Tapi sayang NTT bukan Jabar yang menyumbang 1/5 jumlah penduduk Indonesia, yang melahirkan kaum cindikiawan republik ini dengan mempunyai hampir 3/4 perguruan tinggi terbaik , NTT juga bukan Jabar tempat lahirnya sineas-sineas berbakat yang akhirnya memilih menjadi calon gubernur, NTT tidak ada Aceng yang melakukan blunder perkawinan kemudian karir politiknya dinyatakan tamat oleh DPRDnya sendiri.
NTT bukan Jakarta, yang selalu menjadi barometer kemajuan, pusat perputaran uang paling mengaharu biru dari uang hasil korupsi hingga industry NARKOBA skala besar, dari uang suap sapi impor sampai proyek pencucian uang simulator SIM POLRI, NTT tak punya Monas tempat anas siap meringkus jika terendus korupsi hambalang. NTT ya NTT, beberapa orang bilang NTT adalah sebuah penegasan akan Nasib Tak Tentu, sebuah daerah kepulauan yang eksotik budayanya yang sama besar dengan eksotik kemiskinannya, sama besar dengan eksotik kurang gisi yang melilit betul-betul hingga ke Usus, yang sama besarnya dengan ekstotik masalah pertambangan yang tidak berkontribusi bagi kemakmuran rakyat dan melahirkan masalah lingkungan dan begitu banyak “eksotisme” lainnya.
NTT sejak zaman Hindia Belanda di Batavia (sama nasibnya dengan pemerintahan Jepang dan pemerintahan sentralisme Soekarno dan Soeharto dan selama berdirinya Negara RI) mengalami politik diskriminatif sejak dulu hingga sekarang.
Di kawasan Jawa dan Sumatra karena kekayaan dan sumber khas Negara yang utama, pemerintah menerapkan sisitim control “wealth management” agar pemerintah selalu mengalami surplus value pada akhir tahun anggaran.

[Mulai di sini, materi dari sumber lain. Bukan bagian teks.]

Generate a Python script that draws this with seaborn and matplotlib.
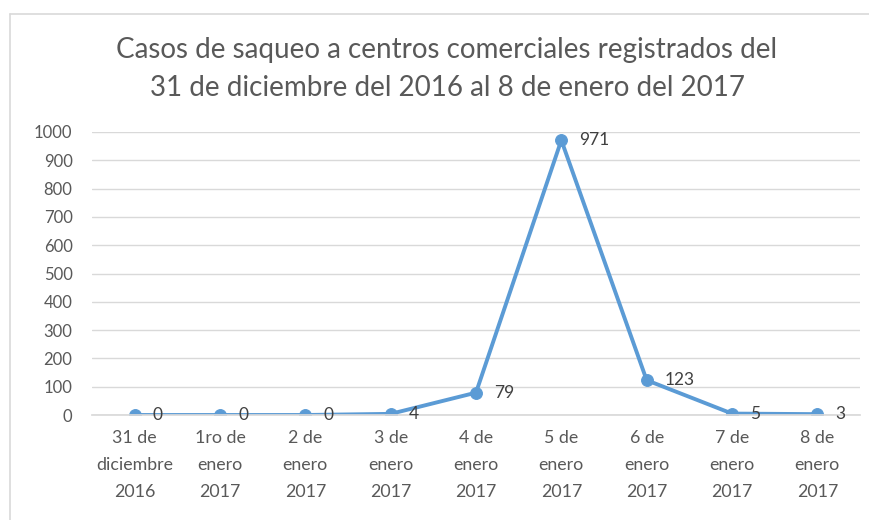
import pandas as pd
import seaborn as sns
import matplotlib.pyplot as plt
from matplotlib.lines import Line2D

fechas = ["31 de\ndiciembre\n2016", "1ro de\nenero\n2017", "2 de\nenero\n2017",
          "3 de\nenero\n2017", "4 de\nenero\n2017", "5 de\nenero\n2017",
          "6 de\nenero\n2017", "7 de\nenero\n2017", "8 de\nenero\n2017"]
casos = [0, 0, 0, 4, 79, 971, 123, 5, 3]

df = pd.DataFrame({"fecha": fechas, "casos": casos})

sns.set_theme(style="white")
plt.rcParams['font.family'] = ['Lato', 'DejaVu Sans']

fig = plt.figure(figsize=(8.69, 5.2), dpi=100)
ax = fig.add_axes([92 / 869, 105 / 520, 768 / 869, 283 / 520])

azul = "#5B9BD5"
sns.lineplot(data=df, x="fecha", y="casos", ax=ax, color=azul, linewidth=2.8,
             marker="o", markersize=8.5, markeredgecolor=azul, sort=False)

for i, v in enumerate(casos):
    ax.annotate(str(v), (i, v), xytext=(13, 0), textcoords="offset points",
                ha="left", va="center", fontsize=12.5, color="#404040")

ax.set_xlim(-0.5, len(fechas) - 0.5)
ax.set_ylim(0, 1000)
ax.set_yticks(range(0, 1001, 100))
ax.yaxis.grid(True, color="#D9D9D9", linewidth=1)
ax.set_axisbelow(True)
for s in ["top", "right", "left"]:
    ax.spines[s].set_visible(False)
ax.spines["bottom"].set_color("#D9D9D9")
ax.tick_params(axis="both", length=0, labelsize=12, labelcolor="#595959")
ax.tick_params(axis="x", pad=11, labelsize=12.8)
ax.tick_params(axis="y", pad=14)
ax.set_xlabel("")
ax.set_ylabel("")
for lab in ax.get_xticklabels():
    lab.set_linespacing(1.85)

fig.text(447 / 869, 1 - 69 / 520,
         "Casos de saqueo a centros comerciales registrados del\n31 de diciembre del 2016 al 8 de enero del 2017",
         ha="center", va="center", fontsize=20, color="#595959", linespacing=1.6)

# marco del gráfico
fig.add_artist(Line2D([10 / 869, 1], [1 - 14 / 520, 1 - 14 / 520], color="#D9D9D9", linewidth=1.2))
fig.add_artist(Line2D([10 / 869, 10 / 869], [0, 1 - 14 / 520], color="#D9D9D9", linewidth=1.2))

fig.savefig("out.png", dpi=100)
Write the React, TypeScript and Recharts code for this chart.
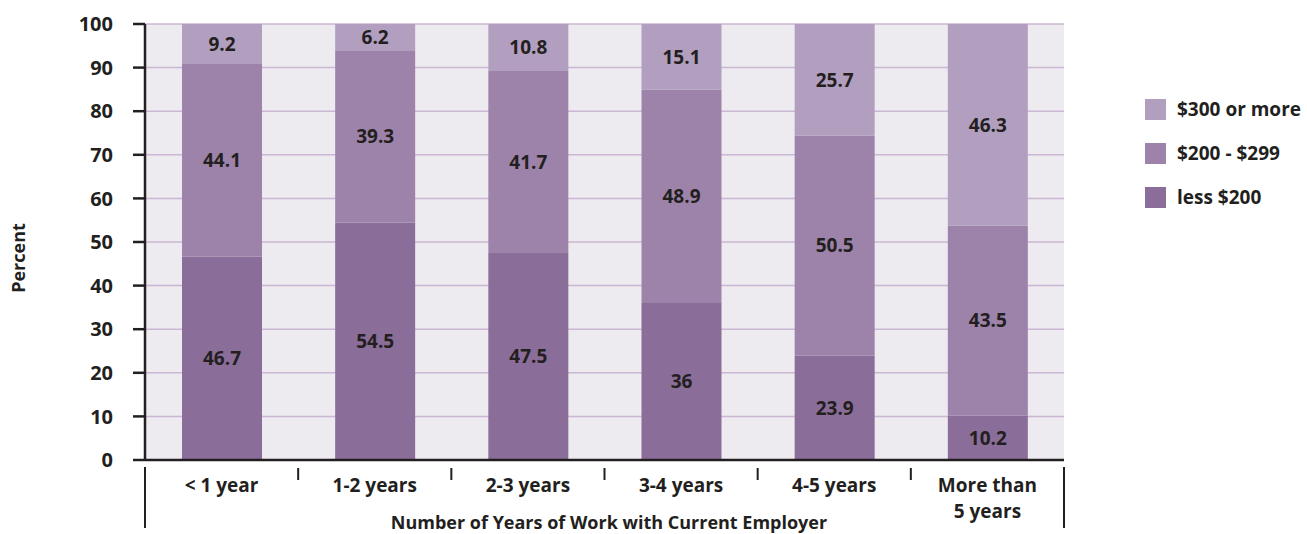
import { BarChart, Bar, XAxis, YAxis, CartesianGrid, LabelList } from 'recharts';

const categories = ['< 1 year', '1-2 years', '2-3 years', '3-4 years', '4-5 years', 'More than\n5 years'];
const lessThan200 = [46.7, 54.5, 47.5, 36, 23.9, 10.2];
const from200to299 = [44.1, 39.3, 41.7, 48.9, 50.5, 43.5];
const over300 = [9.2, 6.2, 10.8, 15.1, 25.7, 46.3];
const yTicks = [0, 10, 20, 30, 40, 50, 60, 70, 80, 90, 100];

const data = categories.map((name, i) => ({
  name,
  low: lessThan200[i],
  mid: from200to299[i],
  high: over300[i],
}));

const FONT = '"Open Sans", "DejaVu Sans", sans-serif';
const INK = '#231f20';
const BAND = (1064 - 145) / 6;
const FS = 19;

const legendItems = [
  { label: '$300 or more', color: '#b29fc0' },
  { label: '$200 - $299', color: '#9d83aa' },
  { label: 'less $200', color: '#8b6d99' },
];

function CategoryTick(props: any) {
  const { x, y, payload, index } = props;
  const lines = String(payload.value).split('\n');
  return (
    <g>
      {lines.map((line, i) => (
        <text
          key={i}
          x={x}
          y={y + 24 + i * 26}
          textAnchor="middle"
          fontFamily={FONT}
          fontWeight={700}
          fontSize={FS}
          fill={INK}
        >
          {line}
        </text>
      ))}
      {index < categories.length - 1 && (
        <line x1={x + BAND / 2} x2={x + BAND / 2} y1={y} y2={y + 12} stroke={INK} strokeWidth={2} />
      )}
      {index === 0 && (
        <line x1={x - BAND / 2} x2={x - BAND / 2} y1={y - 1} y2={y + 60} stroke={INK} strokeWidth={2} />
      )}
      {index === categories.length - 1 && (
        <line x1={x + BAND / 2} x2={x + BAND / 2} y1={y - 1} y2={y + 60} stroke={INK} strokeWidth={2} />
      )}
    </g>
  );
}

const labelStyle = { fontFamily: FONT, fontWeight: 700, fontSize: FS, fill: INK };

export default function App() {
  return (
    <div style={{ position: 'relative', width: 1307, height: 534 }}>
      <style>{`body{margin:0}`}</style>
      <BarChart width={1307} height={534} data={data} margin={{ top: 24, right: 243, bottom: 0, left: 0 }} barSize={80}>
        <CartesianGrid vertical={false} stroke="#cbb7d3" strokeWidth={1.5} fill="#edeaf0" />
        <XAxis
          dataKey="name"
          height={74}
          tick={<CategoryTick />}
          tickLine={false}
          axisLine={{ stroke: INK, strokeWidth: 2.5 }}
          interval={0}
          label={() => (
            <text x={609} y={529} textAnchor="middle" fontFamily={FONT} fontWeight={700} fontSize={FS - 1} fill={INK}>
              Number of Years of Work with Current Employer
            </text>
          )}
        />
        <YAxis
          width={145}
          domain={[0, 100]}
          ticks={yTicks}
          allowDataOverflow
          tickSize={12}
          tickMargin={20}
          tickLine={{ stroke: INK, strokeWidth: 2.5 }}
          axisLine={{ stroke: INK, strokeWidth: 2.5 }}
          tick={{ fontFamily: FONT, fontWeight: 700, fontSize: FS + 1, fill: INK }}
          label={() => (
            <text
              transform="translate(25,258) rotate(-90)"
              textAnchor="middle"
              fontFamily={FONT}
              fontWeight={700}
              fontSize={FS - 1}
              fill={INK}
            >
              Percent
            </text>
          )}
        />
        <Bar dataKey="low" stackId="a" fill="#8b6d99" isAnimationActive={false}>
          <LabelList dataKey="low" position="center" style={labelStyle} />
        </Bar>
        <Bar dataKey="mid" stackId="a" fill="#9d83aa" isAnimationActive={false}>
          <LabelList dataKey="mid" position="center" style={labelStyle} />
        </Bar>
        <Bar dataKey="high" stackId="a" fill="#b29fc0" isAnimationActive={false}>
          <LabelList dataKey="high" position="center" style={labelStyle} />
        </Bar>
      </BarChart>
      <div style={{ position: 'absolute', left: 1145, top: 87 }}>
        {legendItems.map((item) => (
          <div key={item.label} style={{ display: 'flex', alignItems: 'center', height: 44 }}>
            <div style={{ width: 21, height: 21, background: item.color, marginRight: 11 }} />
            <span style={{ fontFamily: FONT, fontWeight: 700, fontSize: FS, color: INK }}>{item.label}</span>
          </div>
        ))}
      </div>
    </div>
  );
}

Dua pulau ini selalu menjadi usaha pokok dalam kerjasama korporasi unit dan korporasi utama di eropa kekayaan dan keuangan harus dikelola diatas sistim sentralistis dan langsung di bawah kompetensi kepala pemerintahan dan NTT seolah-olah menjadi sebuah cerminan akan kaum kelas dua di pertiwi ini sampai sekarang nasibnya tidak berubah, dan bukan inlander seperti di jawa dan Sumatra (dari dulu sekarang dan mungkin selama-lamanya) saya masih berharap semoga tidak pernah diaminkan oleh orang-orang NTT yang menginginkan angin perubahan berhembus cepat, oleh orang-orang yang ingin membangun NTT, oleh kelima pasang cagub dan cawagub yang berdebat 30 menit.

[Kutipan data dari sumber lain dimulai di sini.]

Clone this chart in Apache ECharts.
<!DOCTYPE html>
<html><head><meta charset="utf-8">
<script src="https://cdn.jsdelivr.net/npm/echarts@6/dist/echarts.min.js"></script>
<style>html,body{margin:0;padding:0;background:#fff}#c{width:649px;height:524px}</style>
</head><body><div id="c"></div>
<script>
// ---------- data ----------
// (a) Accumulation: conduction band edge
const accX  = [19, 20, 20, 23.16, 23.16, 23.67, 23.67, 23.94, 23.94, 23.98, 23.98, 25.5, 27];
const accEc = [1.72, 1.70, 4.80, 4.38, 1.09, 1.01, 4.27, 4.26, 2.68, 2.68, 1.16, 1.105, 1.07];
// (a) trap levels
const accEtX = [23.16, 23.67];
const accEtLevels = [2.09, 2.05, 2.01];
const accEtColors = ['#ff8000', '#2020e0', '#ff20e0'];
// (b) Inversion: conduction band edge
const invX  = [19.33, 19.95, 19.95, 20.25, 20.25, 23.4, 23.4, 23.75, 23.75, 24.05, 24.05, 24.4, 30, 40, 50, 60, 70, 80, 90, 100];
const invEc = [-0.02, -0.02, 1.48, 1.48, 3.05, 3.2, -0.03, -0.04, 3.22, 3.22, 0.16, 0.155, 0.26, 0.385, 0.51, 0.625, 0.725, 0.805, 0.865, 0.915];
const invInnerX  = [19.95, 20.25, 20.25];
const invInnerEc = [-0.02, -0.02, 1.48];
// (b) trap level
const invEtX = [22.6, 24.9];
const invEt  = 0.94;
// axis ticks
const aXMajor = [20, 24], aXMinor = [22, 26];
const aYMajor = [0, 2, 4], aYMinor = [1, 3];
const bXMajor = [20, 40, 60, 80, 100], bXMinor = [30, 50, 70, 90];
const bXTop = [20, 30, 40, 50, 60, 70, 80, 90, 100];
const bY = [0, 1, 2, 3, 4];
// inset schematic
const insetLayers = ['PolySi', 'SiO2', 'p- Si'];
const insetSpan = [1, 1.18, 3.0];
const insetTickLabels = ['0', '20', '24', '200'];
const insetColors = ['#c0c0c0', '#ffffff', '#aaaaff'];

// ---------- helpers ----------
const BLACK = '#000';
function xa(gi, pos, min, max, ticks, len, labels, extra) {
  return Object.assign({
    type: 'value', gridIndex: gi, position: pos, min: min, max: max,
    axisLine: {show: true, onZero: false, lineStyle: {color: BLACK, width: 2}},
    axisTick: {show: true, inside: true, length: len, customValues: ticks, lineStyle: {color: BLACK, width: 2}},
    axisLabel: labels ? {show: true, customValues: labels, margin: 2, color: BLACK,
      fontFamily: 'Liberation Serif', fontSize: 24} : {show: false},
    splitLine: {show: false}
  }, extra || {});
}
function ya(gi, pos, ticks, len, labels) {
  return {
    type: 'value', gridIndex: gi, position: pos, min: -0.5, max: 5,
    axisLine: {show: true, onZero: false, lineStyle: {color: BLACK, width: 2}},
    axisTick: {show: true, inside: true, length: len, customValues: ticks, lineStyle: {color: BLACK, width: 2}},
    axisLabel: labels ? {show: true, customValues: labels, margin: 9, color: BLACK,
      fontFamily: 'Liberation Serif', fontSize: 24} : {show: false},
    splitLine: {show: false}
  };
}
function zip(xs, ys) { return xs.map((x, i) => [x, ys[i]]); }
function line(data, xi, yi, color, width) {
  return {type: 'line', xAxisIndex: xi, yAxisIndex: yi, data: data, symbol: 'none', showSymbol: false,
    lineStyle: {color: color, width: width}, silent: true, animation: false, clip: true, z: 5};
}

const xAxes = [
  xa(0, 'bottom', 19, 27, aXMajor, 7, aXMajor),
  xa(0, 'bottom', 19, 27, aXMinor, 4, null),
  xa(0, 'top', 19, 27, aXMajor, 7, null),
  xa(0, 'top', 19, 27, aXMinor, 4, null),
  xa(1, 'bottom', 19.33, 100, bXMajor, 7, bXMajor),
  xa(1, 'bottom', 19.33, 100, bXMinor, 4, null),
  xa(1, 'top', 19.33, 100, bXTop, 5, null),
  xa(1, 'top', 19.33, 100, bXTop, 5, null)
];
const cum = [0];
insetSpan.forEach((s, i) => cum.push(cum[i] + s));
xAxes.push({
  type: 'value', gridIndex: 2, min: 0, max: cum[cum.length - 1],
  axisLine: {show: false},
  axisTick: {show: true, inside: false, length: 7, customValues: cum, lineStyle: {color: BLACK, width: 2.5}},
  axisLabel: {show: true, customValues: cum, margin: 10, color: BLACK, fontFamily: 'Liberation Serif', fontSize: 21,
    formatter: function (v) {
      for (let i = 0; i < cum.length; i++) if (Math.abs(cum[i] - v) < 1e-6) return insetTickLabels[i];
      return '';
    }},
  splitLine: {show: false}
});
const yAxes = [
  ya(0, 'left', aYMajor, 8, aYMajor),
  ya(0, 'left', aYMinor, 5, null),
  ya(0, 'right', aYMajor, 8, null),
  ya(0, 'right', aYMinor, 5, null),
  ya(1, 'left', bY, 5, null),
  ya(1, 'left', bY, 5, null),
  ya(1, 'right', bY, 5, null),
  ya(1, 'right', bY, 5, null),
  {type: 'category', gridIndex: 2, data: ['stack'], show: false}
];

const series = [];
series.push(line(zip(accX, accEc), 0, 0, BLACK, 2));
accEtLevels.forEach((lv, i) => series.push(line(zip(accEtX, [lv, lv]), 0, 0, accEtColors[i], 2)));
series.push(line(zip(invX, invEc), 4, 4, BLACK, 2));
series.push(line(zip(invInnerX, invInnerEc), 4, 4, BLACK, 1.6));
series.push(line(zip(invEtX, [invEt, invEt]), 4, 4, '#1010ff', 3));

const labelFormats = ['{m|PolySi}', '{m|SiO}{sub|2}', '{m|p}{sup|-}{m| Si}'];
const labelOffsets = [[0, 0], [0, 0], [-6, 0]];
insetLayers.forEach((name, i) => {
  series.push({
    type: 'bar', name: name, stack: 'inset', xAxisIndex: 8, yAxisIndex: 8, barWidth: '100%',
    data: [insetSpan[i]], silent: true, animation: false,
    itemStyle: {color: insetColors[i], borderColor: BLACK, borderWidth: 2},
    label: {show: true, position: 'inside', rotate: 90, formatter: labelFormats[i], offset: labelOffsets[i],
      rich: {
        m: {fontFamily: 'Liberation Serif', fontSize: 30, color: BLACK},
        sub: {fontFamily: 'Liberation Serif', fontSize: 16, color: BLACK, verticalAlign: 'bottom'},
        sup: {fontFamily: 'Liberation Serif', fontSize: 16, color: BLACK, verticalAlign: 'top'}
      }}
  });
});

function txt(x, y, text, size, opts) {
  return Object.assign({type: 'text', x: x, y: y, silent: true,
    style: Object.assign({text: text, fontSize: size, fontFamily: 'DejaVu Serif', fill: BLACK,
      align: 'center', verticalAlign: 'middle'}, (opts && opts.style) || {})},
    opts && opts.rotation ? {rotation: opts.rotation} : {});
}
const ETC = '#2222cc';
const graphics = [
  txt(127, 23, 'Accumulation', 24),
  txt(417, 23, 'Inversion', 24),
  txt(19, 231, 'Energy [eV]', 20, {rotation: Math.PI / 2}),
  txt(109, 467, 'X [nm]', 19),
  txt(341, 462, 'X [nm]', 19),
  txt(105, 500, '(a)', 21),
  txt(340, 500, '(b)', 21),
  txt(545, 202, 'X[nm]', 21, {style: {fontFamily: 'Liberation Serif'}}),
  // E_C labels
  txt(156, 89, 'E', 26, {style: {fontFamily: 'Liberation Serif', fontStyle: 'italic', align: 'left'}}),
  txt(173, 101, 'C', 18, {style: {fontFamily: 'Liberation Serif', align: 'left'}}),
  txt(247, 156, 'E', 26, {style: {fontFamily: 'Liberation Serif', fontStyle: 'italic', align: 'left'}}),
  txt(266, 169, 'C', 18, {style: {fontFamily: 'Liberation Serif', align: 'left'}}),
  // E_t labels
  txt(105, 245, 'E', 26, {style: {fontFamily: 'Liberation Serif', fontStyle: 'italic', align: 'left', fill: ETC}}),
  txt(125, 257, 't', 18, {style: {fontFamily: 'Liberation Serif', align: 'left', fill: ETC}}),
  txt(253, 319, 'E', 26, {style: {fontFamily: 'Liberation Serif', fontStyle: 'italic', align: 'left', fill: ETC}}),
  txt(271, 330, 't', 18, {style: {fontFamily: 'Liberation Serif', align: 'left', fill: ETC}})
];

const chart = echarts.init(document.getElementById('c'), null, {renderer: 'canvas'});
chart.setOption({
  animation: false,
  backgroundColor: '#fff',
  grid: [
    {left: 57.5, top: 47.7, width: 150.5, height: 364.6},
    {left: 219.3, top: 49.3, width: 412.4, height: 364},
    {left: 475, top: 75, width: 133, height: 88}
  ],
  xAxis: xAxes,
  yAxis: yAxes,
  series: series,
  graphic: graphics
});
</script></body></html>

Dalam peta geopolitik yang berada pada operating room kepala pemerintahan dengan staf-staf hariannya, NTT dan semua pulau, kecuali Jawa dan Sumatra masuk katogori wilayah geopolitik “Buitengeweten”(wilayah luaran, marjinal), “Buitenbezittingen” (wilayah hak milik tambahan, luaran) bagi pemerintah sepanjang masa di Jakarta, pulau-pulau itu lebih kepada sebuah kutukan alam bukan sebagai rahmat.
Sekelumit masalah yang tumpang tindih di NTT sebagai suatu bagian sejarah keterpinggiran yang selalu menyedihkan selalu terkalahkan dan mendapat posisi marjinal, diskriminatif, tapi harus bangkit lagi, melawan lagi, berjuang lagi meski kemudian akan kalah lagi.
Sebuah perlawanan akan rasa takut untuk mulai lagi karena belajar terus dari kegagalan dan kekalahannya dan kini bukanlah soal kalah dan menang tetapi berada dalam permainan ini sebagai sebuah trasendesi kehidupan. NTT yang seluas 4 734 990 Hektar, melahirkan 1 000.29 orang dari 4 776 485 penduduk, angka yang mengerikan untuk wilayah kepuluan luar sebagai pintu masuk kerja sama ekonomi regional yang berdekatan langsung dengan Timor Leste dan Australia.
NTT dihadapkan Pada tuntutan perubahan lingkungan strategic environmental setting yang sangat dinamis yang ditandai dengan terjadinya perkembangan ilmu pengetahuan dan teknologi yang sangat pesat, Gaung akan pentingnya percepatan pembangunan kian hari kian besar namun kadang-kadang fakta di NTT ini masih jauh darih cerah, berbagai fenomena mulai dari input, proses, output sampai dengan outcome dalam sistim yang berlaku menimbulkan masalah dalam masyarakat, yang sampai saat ini belum terpecahkan.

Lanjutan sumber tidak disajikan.